The first step for companies delivering flash only storage solutions is to thinly provision all volumes on the system to make sure that capacity is only used when it’s actually needed. In certain environments, like VMware and even in some storage systems, the overuse of thin provisioning can significantly impact performance. This is because each write of data has the overhead of provisioning volume space associated with it. The impact is also seen on both mechanical hard drive systems and HDD systems assisted by flash, since most don’t use flash for write I/O.
Because of the way that flash storage has to clear out a flash cell before writing data to a flash cell, the technology is slower at writing data than it is at reading data. Despite this reality, flash storage, usually, outperforms hard disk storage when writing data. This performance advantage widens when the flash properly managed using advanced flash controllers and storage software designed specifically for flash is leveraged as is the case with Pure Storage. As a result the extra I/O caused by some write functions have little to no impact on the server/user experience.
Most studies show that in traditional “thick provisioned” volumes only 30-40% of storage allocated to applications actually has data written to it. This means that 60% or more of storage that’s been allocated is wasted. Since 100% of allocated storage is in use in an all-flash system the effective cost for capacity is greatly reduced.
The next step is to decrease the amount of data being written to those storage systems through the always on deduplication and compression. All-flash systems, again leveraging their excess performance capabilities, can perform deduplication and compression on data as it’s being received by the storage system. This has several positive effects.
First, inline deduplication and compression make sure that no redundant data is ever written to the device, meaning that no capacity is wasted even for a moment with duplicate data. In primary storage the rate of deduplication effectiveness is lower than when it’s used in the backup process. Stated another way, “mileage may vary”. The typical use case produces a roughly 5X increase in efficiency and when these systems are used in a virtual server or virtual desktop environment, that rate can grow to 10X or more.

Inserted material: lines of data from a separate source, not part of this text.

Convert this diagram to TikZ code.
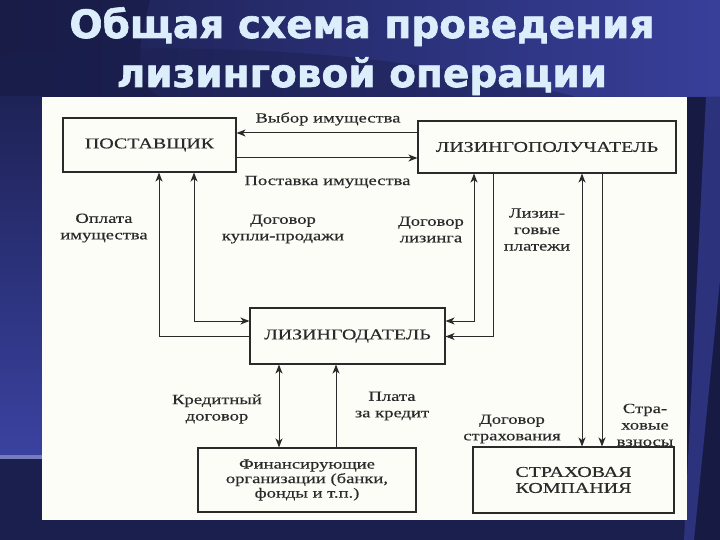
\documentclass[tikz,border=0pt]{standalone}
\usepackage{fontspec}
\usetikzlibrary{arrows.meta}
\newfontfamily\diagfont{Liberation Serif}[FakeStretch=1.33,FakeBold=0.4]
\newfontfamily\titlefont{DejaVu Sans}[BoldFeatures={FakeBold=1.6}]
\definecolor{ink}{HTML}{2A2A2A}
\definecolor{bgbase}{HTML}{2A2E72}
\definecolor{bgdark}{HTML}{1B1F4E}
\definecolor{bglight}{HTML}{3A42A0}
\definecolor{titlecol}{HTML}{DCEEFB}
\definecolor{paper}{HTML}{FDFDF8}
\tikzset{
  box/.style={draw=ink, line width=1.1pt, inner sep=0pt, align=center, text=ink,
    font=\diagfont\fontsize{15}{16}\selectfont},
  lbl/.style={inner sep=0pt, align=center, text=ink,
    font=\diagfont\fontsize{14}{16.5}\selectfont},
  conn/.style={draw=ink, line width=1pt},
  tipa/.tip={Stealth[length=9pt,width=7pt,inset=2.5pt]},
  arr/.style={conn, -tipa},
  darr/.style={conn, tipa-tipa},
  ttl/.style={inner sep=0pt, anchor=base, text=titlecol,
    font=\titlefont\bfseries\fontsize{39}{41}\selectfont}
}
\begin{document}
\begin{tikzpicture}[x=1pt,y=-1pt]
\useasboundingbox (0,0) rectangle (720,540);
% background
\fill[bgbase] (0,0) rectangle (720,540);
\shade[left color=bgdark, right color=bglight!85!bgbase] (0,0) rectangle (720,97);
\fill[bgdark!85!black, opacity=0.6] (0,0) -- (150,0) .. controls (140,40) and (130,80) .. (160,97) -- (0,97) -- cycle;
\fill[bgdark, opacity=0.45] (0,55) .. controls (250,35) and (520,60) .. (700,140) -- (720,140) -- (720,97) -- (0,97) -- cycle;
\shade[top color=bgdark!90!bglight, bottom color=bglight] (0,97) rectangle (42,455);
\fill[bglight!70!white] (0,455) rectangle (42,459);
\fill[bgdark] (0,459) rectangle (720,540);
\fill[bgdark!85!black] (687,97) rectangle (720,540);
\fill[bglight!55!bgdark] (706,97) -- (720,97) -- (720,280) -- (694,540) -- (684,540) -- cycle;
% title
\node[ttl] (t1) at (362,38) {Общая схема проведения};
\node[ttl] (t2) at (362,87) {лизинговой операции};
% paper
\fill[paper] (42,97) rectangle (687,520);
% boxes
\node[box, minimum width=173pt, minimum height=54pt] (post) at (149.5,145) {ПОСТАВЩИК};
\node[box, minimum width=258pt, minimum height=52pt] (lp) at (547,147) {ЛИЗИНГОПОЛУЧАТЕЛЬ};
\node[box, minimum width=195pt, minimum height=56pt] (ld) at (347.5,336) {ЛИЗИНГОДАТЕЛЬ};
\node[box, minimum width=218pt, minimum height=64pt, font=\diagfont\fontsize{14}{14.5}\selectfont] (fin) at (307,480) {Финансирующие\\организации (банки,\\фонды и т.п.)};
\node[box, minimum width=201pt, minimum height=66pt] (sk) at (573.5,480) {СТРАХОВАЯ\\КОМПАНИЯ};
% helper coordinates
\coordinate (xa) at (159,0);
\coordinate (xb) at (194,0);
\coordinate (xc) at (474,0);
\coordinate (xd) at (493,0);
\coordinate (xe) at (582,0);
\coordinate (xf) at (602,0);
\coordinate (xg) at (279,0);
\coordinate (xh) at (336,0);
% connectors
\draw[arr] (lp.west |- 0,133) -- (post.east |- 0,133);
\draw[arr] (post.east |- 0,158) -- (lp.west |- 0,158);
\draw[arr] (ld.west |- 0,336) -| (xa |- post.south);
\draw[darr] (xb |- post.south) |- (ld.west |- 0,321);
\draw[darr] (xc |- lp.south) |- (ld.east |- 0,321);
\draw[arr] (xd |- lp.south) |- (ld.east |- 0,336.5);
\draw[darr] (xe |- lp.south) -- (xe |- sk.north);
\draw[arr] (xf |- lp.south) -- (xf |- sk.north);
\draw[darr] (xg |- ld.south) -- (xg |- fin.north);
\draw[arr] (xh |- fin.north) -- (xh |- ld.south);
% labels
\node[lbl] (l1) at (328,119) {Выбор имущества};
\node[lbl] (l2) at (327.5,182) {Поставка имущества};
\node[lbl] (l3) at (104,228) {Оплата\\имущества};
\node[lbl] (l4) at (283,229) {Договор\\купли-продажи};
\node[lbl] (l5) at (431,229.5) {Договор\\лизинга};
\node[lbl] (l6) at (537,229.5) {Лизин-\\говые\\платежи};
\node[lbl] (l7) at (217,409) {Кредитный\\договор};
\node[lbl] (l8) at (392,406) {Плата\\за кредит};
\node[lbl] (l9) at (512,429) {Договор\\страхования};
\node[lbl] (l10) at (645,425) {Стра-\\ховые\\взносы};
\end{tikzpicture}
\end{document}
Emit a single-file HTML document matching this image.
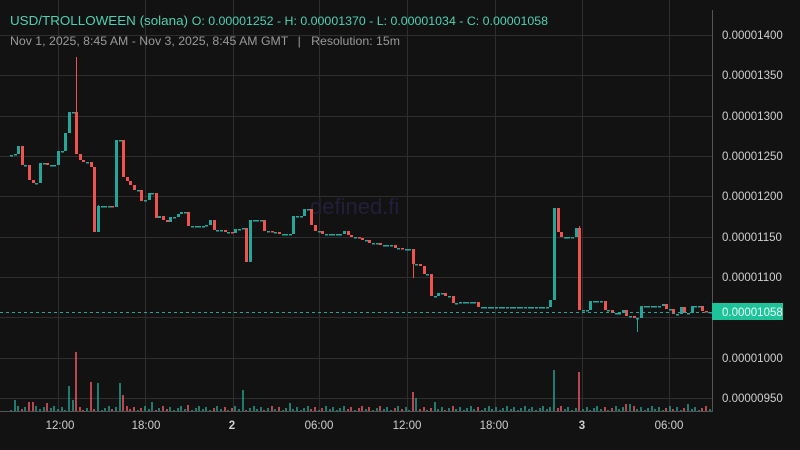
<!DOCTYPE html>
<html><head><meta charset="utf-8"><style>
body{margin:0;background:#121212;width:800px;height:450px;overflow:hidden;font-family:"Liberation Sans",sans-serif}
svg{display:block}
</style></head><body>
<svg id="s" width="800" height="450" xmlns="http://www.w3.org/2000/svg">
<rect width="800" height="450" fill="#121212"/>
<g stroke="#2e2e2e" stroke-width="1">
<line x1="0" y1="35.5" x2="712" y2="35.5"/><line x1="0" y1="75.5" x2="712" y2="75.5"/><line x1="0" y1="116.5" x2="712" y2="116.5"/><line x1="0" y1="156.5" x2="712" y2="156.5"/><line x1="0" y1="196.5" x2="712" y2="196.5"/><line x1="0" y1="237.5" x2="712" y2="237.5"/><line x1="0" y1="277.5" x2="712" y2="277.5"/><line x1="0" y1="317.5" x2="712" y2="317.5"/><line x1="0" y1="358.5" x2="712" y2="358.5"/><line x1="0" y1="398.5" x2="712" y2="398.5"/>
<line x1="58.5" y1="0" x2="58.5" y2="412"/><line x1="145.5" y1="0" x2="145.5" y2="412"/><line x1="233.5" y1="0" x2="233.5" y2="412"/><line x1="319.5" y1="0" x2="319.5" y2="412"/><line x1="407.5" y1="0" x2="407.5" y2="412"/><line x1="495.5" y1="0" x2="495.5" y2="412"/><line x1="582.5" y1="0" x2="582.5" y2="412"/><line x1="669.5" y1="0" x2="669.5" y2="412"/>
</g>
<line x1="712.5" y1="10" x2="712.5" y2="412" stroke="#555"/>
<line x1="0" y1="411.5" x2="712" y2="411.5" stroke="#555"/>
<text x="310" y="214" font-size="22" fill="#221f3a">defined.fi</text>
<g id="c"></g>
<line x1="0" y1="312.5" x2="712" y2="312.5" stroke="#26a69a" stroke-dasharray="3,3"/>
<g font-size="11.5" fill="#cfcfcf">
<text x="722" y="39">0.00001400</text><text x="722" y="79">0.00001350</text><text x="722" y="120">0.00001300</text><text x="722" y="160">0.00001250</text><text x="722" y="200">0.00001200</text><text x="722" y="241">0.00001150</text><text x="722" y="281">0.00001100</text><text x="722" y="362">0.00001000</text><text x="722" y="402">0.00000950</text>
</g>
<rect x="712" y="303" width="71" height="17" fill="#1fc39a"/>
<text x="722" y="316" font-size="11.5" fill="#e8fff8">0.00001058</text>
<g font-size="11.5" fill="#cfcfcf" text-anchor="middle">
<text x="60" y="429">12:00</text><text x="146" y="429">18:00</text><text x="232" y="429" font-weight="bold">2</text><text x="319" y="429">06:00</text><text x="407" y="429">12:00</text><text x="494" y="429">18:00</text><text x="582" y="429" font-weight="bold">3</text><text x="669" y="429">06:00</text>
</g>
<text x="10" y="25" font-size="13" fill="#4fd1b0" textLength="538" lengthAdjust="spacingAndGlyphs">USD/TROLLOWEEN (solana) <tspan font-size="12">O: 0.00001252 - H: 0.00001370 - L: 0.00001034 - C: 0.00001058</tspan></text>
<text x="10" y="45" font-size="12" fill="#9a9a9a" textLength="390" lengthAdjust="spacingAndGlyphs">Nov 1, 2025, 8:45 AM - Nov 3, 2025, 8:45 AM GMT  <tspan dx="6">|</tspan><tspan dx="10">Resolution: 15m</tspan></text>
</svg>
<script>
var K=[[10,155],[13,154],[17,146],[21,165],[28,180],[32,183],[40,163],[44,163],[48,165],[56,151],[64,133],[68,112],[76,154],[80,160],[84,162],[88,167],[94,232],[98,206],[110,207],[114,140],[122,177],[126,181],[130,185],[133,190],[141,201],[145,200],[149,193],[153,218],[157,216],[161,220],[165,222],[169,217],[177,214],[181,212],[186,226],[205,225],[209,220],[213,230],[222,232],[230,233],[235,229],[240,228],[245,262],[250,220],[265,231],[272,232],[278,234],[291,216],[305,209],[309,225],[313,231],[320,234],[342,231],[345,235],[350,237],[358,238],[362,240],[370,243],[378,245],[395,248],[400,249],[412,264],[418,266],[422,274],[430,296],[437,293],[445,296],[450,303],[460,302],[477,307],[520,307],[548,300],[553,208],[556,232],[562,237],[575,228],[580,310],[590,301],[604,310],[610,313],[620,310],[625,316],[632,318],[639,306],[660,304],[665,309],[672,314],[680,307],[685,313],[690,306],[700,311],[705,312]];
var W={76:57,21:158,412:278,636:332,98:205,579:226};
var sp={68:386,72:400,76:352,88:382,96:383,118:383,122:395,241:390,412:392,415:398,553:370,580:372,14:400,30:402,47:403,152:402,187:405,290:403,432:402,624:404,630:404,686:404};
var g=document.getElementById('c'),h='',prev=155,n=0;
for(var i=0;i<194;i++){var x=10+i*3.62;var y=prev;for(var k=0;k<K.length;k++){if(K[k][0]<=x+1.8)y=K[k][1];}
 var o=prev,c=y,up=c<=o,col=up?'#26a69a':'#ef5350';
 var t=Math.min(o,c),b=Math.max(o,c);if(b-t<1.5){b=t+1.5;}
 var xi=Math.round(x);
 for(var w in W){if(Math.abs(w-x)<1.9){var wy=W[w];h+='<line x1="'+(xi+1.5)+'" x2="'+(xi+1.5)+'" y1="'+Math.min(wy,t)+'" y2="'+Math.max(wy,b)+'" stroke="'+col+'"/>';}}
 h+='<rect x="'+xi+'" y="'+t+'" width="3" height="'+(b-t)+'" fill="'+col+'"/>';
 var vy=410-((i*37)%5);for(var s in sp){if(Math.abs(s-x)<1.9)vy=sp[s];}
 var vc=up?'#1f8f80':'#d8505a';
 h+='<rect x="'+xi+'" y="'+vy+'" width="2" height="'+(411-vy)+'" fill="'+vc+'" opacity="0.85"/>';
 prev=y;}
g.innerHTML=h;
</script>
</body></html>
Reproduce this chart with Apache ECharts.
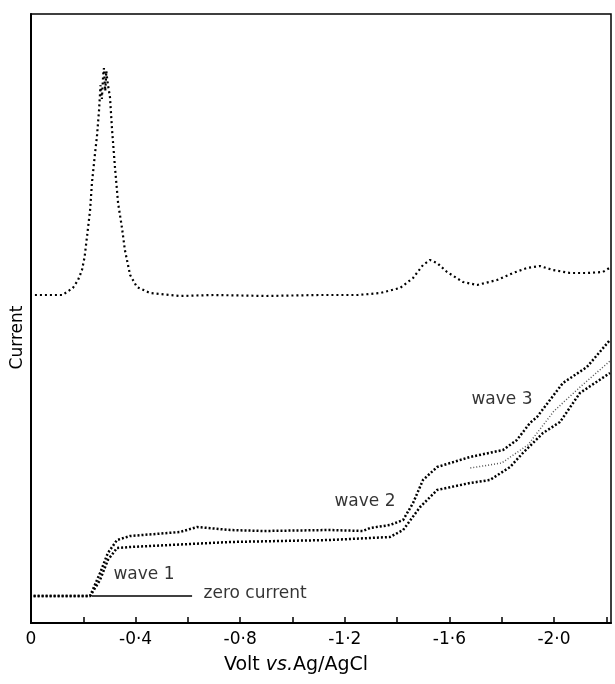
<!DOCTYPE html>
<html>
<head>
<meta charset="utf-8">
<script src="https://cdn.jsdelivr.net/npm/echarts@6/dist/echarts.min.js"></script>
<style>
  html, body { margin: 0; padding: 0; background: #fff; }
  #chart { width: 615px; height: 684px; }
</style>
</head>
<body>
<div id="chart"></div>
<script>
// volts are plotted as positive distance, labelled negative (vs. Ag/AgCl)
// current in arbitrary units

// upper (stripping) trace
const upperScan = [
  [0.015, 328], [0.12, 328], [0.16, 335], [0.18, 343], [0.195, 353], [0.205, 366],
  [0.214, 386], [0.226, 413], [0.233, 440], [0.245, 470], [0.252, 486], [0.26, 512],
  [0.266, 538], [0.271, 524], [0.276, 548], [0.279, 555], [0.284, 532], [0.288, 552],
  [0.293, 540], [0.302, 526], [0.31, 493], [0.321, 456], [0.333, 420], [0.348, 395],
  [0.359, 373], [0.379, 348], [0.405, 336], [0.455, 330], [0.57, 327], [0.7, 328],
  [0.9, 327], [1.1, 328], [1.25, 328], [1.335, 330], [1.411, 335], [1.461, 345],
  [1.499, 358], [1.526, 363], [1.553, 360], [1.591, 351], [1.652, 341], [1.706, 338],
  [1.782, 343], [1.843, 350], [1.897, 355], [1.946, 357], [1.996, 353], [2.061, 350],
  [2.126, 350], [2.187, 351], [2.218, 356]
];

// lower traces (waves 1-3)
const waveUpper = [
  [0.01, 27], [0.226, 27], [0.264, 50], [0.294, 70], [0.329, 83], [0.379, 87],
  [0.57, 91], [0.635, 96], [0.761, 93], [0.887, 92], [1.143, 93], [1.27, 92],
  [1.296, 95], [1.373, 98], [1.423, 103], [1.461, 120], [1.499, 143], [1.553, 156],
  [1.679, 166], [1.805, 173], [1.858, 183], [1.908, 200], [1.935, 206], [2.034, 240],
  [2.126, 256], [2.214, 283]
];

const waveMiddle = [
  [1.68, 155], [1.8, 160], [1.9, 178], [2.0, 212], [2.1, 236], [2.214, 262]
];

const waveLower = [
  [0.01, 27], [0.226, 27], [0.264, 43], [0.294, 63], [0.329, 75], [0.379, 76],
  [0.761, 81], [1.143, 83], [1.296, 85], [1.373, 86], [1.423, 93], [1.488, 116],
  [1.553, 133], [1.679, 140], [1.755, 143], [1.832, 156], [1.881, 170], [1.958, 190],
  [2.023, 201], [2.099, 230], [2.214, 250]
];

const zeroCurrent = [[0.233, 27], [0.616, 27]];

const annotations = [
  [0.432, 48, 'wave 1'],
  [0.857, 29, 'zero current'],
  [1.277, 121, 'wave 2'],
  [1.801, 223, 'wave 3']
];

const font = 'DejaVu Sans';

const myChart = echarts.init(document.getElementById('chart'));

const option = {
  backgroundColor: '#fff',
  animation: false,
  grid: {
    left: 31,
    right: 4,
    top: 14,
    bottom: 61,
    show: true,
    borderColor: '#000',
    borderWidth: 1.5
  },
  xAxis: {
    type: 'value',
    min: 0,
    max: 2.218,
    interval: 0.2,
    name: 'Volt {i|vs.}Ag/AgCl',
    nameLocation: 'middle',
    nameGap: 33,
    nameTextStyle: {
      fontFamily: font,
      fontSize: 19,
      color: '#000',
      padding: [0, 50, 0, 0],
      rich: {
        i: { fontFamily: font, fontSize: 19, fontStyle: 'italic', color: '#000' }
      }
    },
    axisLine: { lineStyle: { color: '#000', width: 2 } },
    axisTick: { inside: true, length: 6, lineStyle: { color: '#000', width: 1.5 } },
    splitLine: { show: false },
    axisLabel: {
      fontFamily: font,
      fontSize: 17,
      color: '#000',
      margin: 8,
      showMaxLabel: false,
      formatter: function (v) {
        const k = Math.round(v * 10);
        if (k === 0) return '0';
        if (k % 4 !== 0) return '';
        return '-' + (k / 10).toFixed(1).replace('.', '·');
      }
    }
  },
  yAxis: {
    type: 'value',
    min: 0,
    max: 609,
    name: 'Current',
    nameLocation: 'middle',
    nameGap: 5,
    nameTextStyle: {
      fontFamily: font,
      fontSize: 17,
      color: '#000',
      padding: [0, 38, 0, 0]
    },
    axisLine: { show: true, lineStyle: { color: '#000', width: 2 } },
    axisTick: { show: false },
    axisLabel: { show: false },
    splitLine: { show: false }
  },
  series: [
    {
      name: 'upper scan',
      type: 'line',
      data: upperScan,
      symbol: 'none',
      silent: true,
      lineStyle: { color: '#000', width: 2.2, type: [2, 3] }
    },
    {
      name: 'wave upper',
      type: 'line',
      data: waveUpper,
      symbol: 'none',
      silent: true,
      lineStyle: { color: '#000', width: 2.5, type: [2, 2] }
    },
    {
      name: 'wave middle',
      type: 'line',
      data: waveMiddle,
      symbol: 'none',
      silent: true,
      lineStyle: { color: '#555', width: 1.5, type: [1, 2] }
    },
    {
      name: 'wave lower',
      type: 'line',
      data: waveLower,
      symbol: 'none',
      silent: true,
      lineStyle: { color: '#000', width: 2.5, type: [2, 2] }
    },
    {
      name: 'zero current',
      type: 'line',
      data: zeroCurrent,
      symbol: 'none',
      silent: true,
      lineStyle: { color: '#000', width: 1.5 }
    },
    {
      name: 'labels',
      type: 'scatter',
      data: annotations,
      symbolSize: 0,
      silent: true,
      itemStyle: { color: '#000' },
      label: {
        show: true,
        position: 'inside',
        fontFamily: font,
        fontSize: 17,
        color: '#000',
        textBorderWidth: 0,
        formatter: function (p) { return p.data[2]; }
      }
    }
  ]
};

myChart.setOption(option);
</script>
</body>
</html>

All-flash systems also enable one more storage efficiency feature in the virtual environment use case, the aggressive use of cloning. For the same reasons that thin provisioning is avoided (dynamic provisioning on write I/O) in virtual environments, cloning of virtual machines is often used sparingly. In an all-flash storage environment this ability is again available and can be used aggressively since the performance impact of dynamic provisioning features like thin provisioning, snapshots and cloning will typically go unnoticed.
All-flash systems have another advantage beyond the storage efficiency techniques detailed above. They can leverage less expensive flash media other than the SLC flash that’s commonly used with tiering and caching techniques. All types of flash media have a specific endurance, or greatest amount write cycles they can sustain reliably. The greater the endurance, the higher the cost. SLC has the highest endurance (about 100K write cycles) but also costs the most. Tiering and caching systems are high-turnover environments where data is constantly being moved into and out of the flash storage area as it becomes active or inactive. This high turnover means significant write traffic and as a result, requires high write-endurance media like SLC.
All-flash systems, like those offered by Pure Storage, don’t have multiple tiers to move data between. They use the above storage efficiency techniques to fit all the data in the environment on flash storage. As a result the turnover rate of data coming into and out of their systems is similar to a standard tier 1 storage system. And these systems can use more cost-effective eMLC or MLC memory to store data and still meet the levels of reliability required in the enterprise.
The ROI Of All Flash
The storage efficiency techniques described above add up. Initially less storage needs to be purchased than before thanks to the combination of system-wide thin provisioning (which reduces the upfront purchases by potentially 60%) and compression/deduplication (which reduces the real capacity by 5 to 10X). These two techniques also curtail the rate at which the storage demands will grow over time, further adding to the cost savings.
Finally, there is the advantage of safely using less expensive flash media that’s about 1/2 the price of the premium SLC flash that caching/tiering processes are forced to use. Also, as Storage Switzerland discusses in the article “The Challenges with SSD Caching and Tiering” the users of all-flash systems don’t have to contend with the impact of cache misses.
When the storage efficiency techniques and the ability to safely use lower cost memory are combined all-flash storage systems can typically match the price of high performance, tier 1, HDD based storage systems. What’s more, they’re now working their way into the price-band of tier 2 storage systems. In addition, all-flash systems don’t have the complexities associated with managing the tiering and caching processes, nor do they need IT managers to constantly analyze how much of their IT budget should be spent on the SSD tier.